Practically, this unlocks more reliable probabilistic forecasting in "hidden Markov" environments, where underlying state variables (e.g., solar interior flows, deep ocean layers) are unmeasured. The framework is shown to generalize beyond solar dynamics, demonstrating improved prediction in partially observable synthetic fluid systems as well.



Figure 6: Scaling of prediction horizon with inference scheme type—multiscale templates transitively increase horizon for stable long-term rollouts.
Speculation and Future Directions
Adaptive conditioning: While the fixed multiscale template is tuned to long-memory, slow decorrelation processes, environments characterized by short-term fluctuations may benefit from schemes that adapt context selection based on estimated autocorrelation structure or learned attention over time. Models combining dynamic template selection or attention mechanisms atop the multiscale backbone merit investigation.
Extension across domains: The framework is directly applicable to any forecasting domain exhibiting partial observability and slowly decaying temporal correlations—climate, geomagnetic, or even financial systems.

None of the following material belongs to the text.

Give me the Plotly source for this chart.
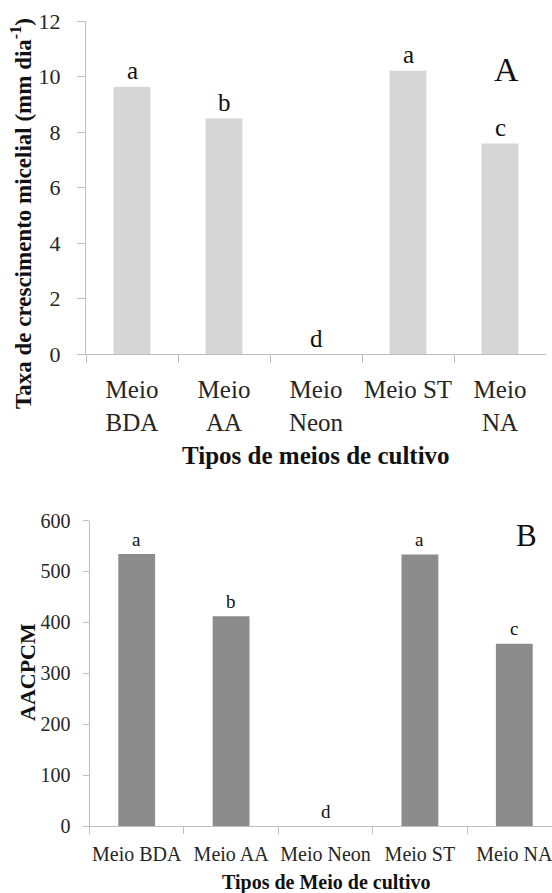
import plotly.graph_objects as go

# ---- data ----
categories_top = ["Meio<br>BDA", "Meio<br>AA", "Meio<br>Neon", "Meio ST", "Meio<br>NA"]
growth_rate = [9.63, 8.49, 0.0, 10.21, 7.59]
letters_top = ["a", "b", "d", "a", "c"]

categories_bottom = ["Meio BDA", "Meio AA", "Meio Neon", "Meio ST", "Meio NA"]
aacpcm = [534, 412, 0, 533, 358]
letters_bottom = ["a", "b", "d", "a", "c"]

y_ticks_top = [0, 2, 4, 6, 8, 10, 12]
y_ticks_bottom = [0, 100, 200, 300, 400, 500, 600]

W, H = 552, 893
FONT = "Liberation Serif"
AXIS_COL = "#bfbfbf"
TICK_TXT = "#262626"

def px(x):
    return x / W

def py(y):
    return 1 - y / H

fig = go.Figure()
fig.add_trace(go.Bar(x=categories_top, y=growth_rate, width=0.4,
                     marker=dict(color="#d6d6d6", line=dict(width=0)),
                     xaxis="x", yaxis="y", showlegend=False))
fig.add_trace(go.Bar(x=categories_bottom, y=aacpcm, width=0.39,
                     marker=dict(color="#8c8c8c", line=dict(width=0)),
                     xaxis="x2", yaxis="y2", showlegend=False))

annotations = []
# significance letters
for c, v, t in zip(categories_top, growth_rate, letters_top):
    annotations.append(dict(x=c, y=v, xref="x", yref="y", text=t, showarrow=False,
                            yanchor="middle", yshift=16,
                            font=dict(family=FONT, size=25, color="#111")))
for c, v, t in zip(categories_bottom, aacpcm, letters_bottom):
    annotations.append(dict(x=c, y=v, xref="x2", yref="y2", text=t, showarrow=False,
                            yanchor="middle", yshift=15,
                            font=dict(family=FONT, size=19, color="#111")))

# panel letters
annotations.append(dict(x=px(506), y=py(69), xref="paper", yref="paper", text="A",
                        showarrow=False, xanchor="center", yanchor="middle",
                        font=dict(family=FONT, size=34, color="#111")))
annotations.append(dict(x=px(526), y=py(535), xref="paper", yref="paper", text="B",
                        showarrow=False, xanchor="center", yanchor="middle",
                        font=dict(family=FONT, size=31, color="#111")))

# axis titles
annotations.append(dict(x=px(316), y=py(455), xref="paper", yref="paper",
                        text="<b>Tipos de meios de cultivo</b>", showarrow=False,
                        xanchor="center", yanchor="middle",
                        font=dict(family=FONT, size=25, color="#111")))
annotations.append(dict(x=px(21), y=py(214), xref="paper", yref="paper",
                        text="<b>Taxa de crescimento micelial (mm dia<sup>-1</sup>)</b>",
                        showarrow=False, textangle=-90, xanchor="center", yanchor="middle",
                        font=dict(family=FONT, size=23, color="#111")))
annotations.append(dict(x=px(326), y=py(882), xref="paper", yref="paper",
                        text="<b>Tipos de Meio de cultivo</b>", showarrow=False,
                        xanchor="center", yanchor="middle",
                        font=dict(family=FONT, size=20, color="#111")))
annotations.append(dict(x=px(27), y=py(672), xref="paper", yref="paper",
                        text="<b>AACPCM</b>", showarrow=False, textangle=-90,
                        xanchor="center", yanchor="middle",
                        font=dict(family=FONT, size=22, color="#111")))

common_x = dict(type="category", showline=True, linecolor=AXIS_COL, linewidth=1,
                ticks="outside", tickson="boundaries", tickcolor=AXIS_COL,
                showgrid=False, zeroline=False, fixedrange=True, tickangle=0,
                automargin=False)
common_y = dict(showline=True, linecolor=AXIS_COL, linewidth=1, ticks="outside",
                tickcolor=AXIS_COL, showgrid=False, zeroline=False, tickmode="array",
                automargin=False, fixedrange=True)

fig.update_layout(
    template="none",
    width=W, height=H, margin=dict(l=0, r=0, t=0, b=0, pad=0, autoexpand=False),
    autosize=False,
    paper_bgcolor="white", plot_bgcolor="white",
    font=dict(family=FONT, color="#222"),
    bargap=0.6,
    xaxis=dict(**common_x, domain=[px(86), px(546)], anchor="y", range=[-0.5, 4.5],
               ticklen=8, ticklabelstandoff=13,
               tickfont=dict(family=FONT, size=25, color=TICK_TXT)),
    yaxis=dict(**common_y, domain=[py(354), py(21)], anchor="x", range=[0, 12],
               tickvals=y_ticks_top, ticklen=8, ticklabelstandoff=12,
               tickfont=dict(family=FONT, size=22, color=TICK_TXT)),
    xaxis2=dict(**common_x, domain=[px(89.5), 1.0], anchor="y2",
                range=[-0.5, -0.5 + (552 - 89.5) / 94.4],
                ticklen=7, ticklabelstandoff=10,
                tickfont=dict(family=FONT, size=20, color=TICK_TXT)),
    yaxis2=dict(**common_y, domain=[py(826), py(520.5)], anchor="x2", range=[0, 600],
                tickvals=y_ticks_bottom, ticklen=6, ticklabelstandoff=8,
                tickfont=dict(family=FONT, size=20, color=TICK_TXT)),
    annotations=annotations,
)

fig.write_html("out.html")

Improved architectures: Synergies between multiscale inference schemes and advanced denoising architectures (e.g., multi-scale Next-DiT, latent-space transformers, or kv-caching models) remain an underexplored frontier for further performance gains.
Conclusion
The multiscale inference scheme for diffusion models, as presented, resolves intrinsic instability and error growth in probabilistic forecasting of partially observable dynamical systems with long-memory. The approach achieves quantifiable improvements in stability, distributional fidelity, and physically meaningful forecasts on demanding benchmarks including high-resolution solar activity. By integrating temporal context from both proximal and distant past, the framework extends the reach and reliability of conditional generative models into realistic scenarios encountered across physical sciences and engineering.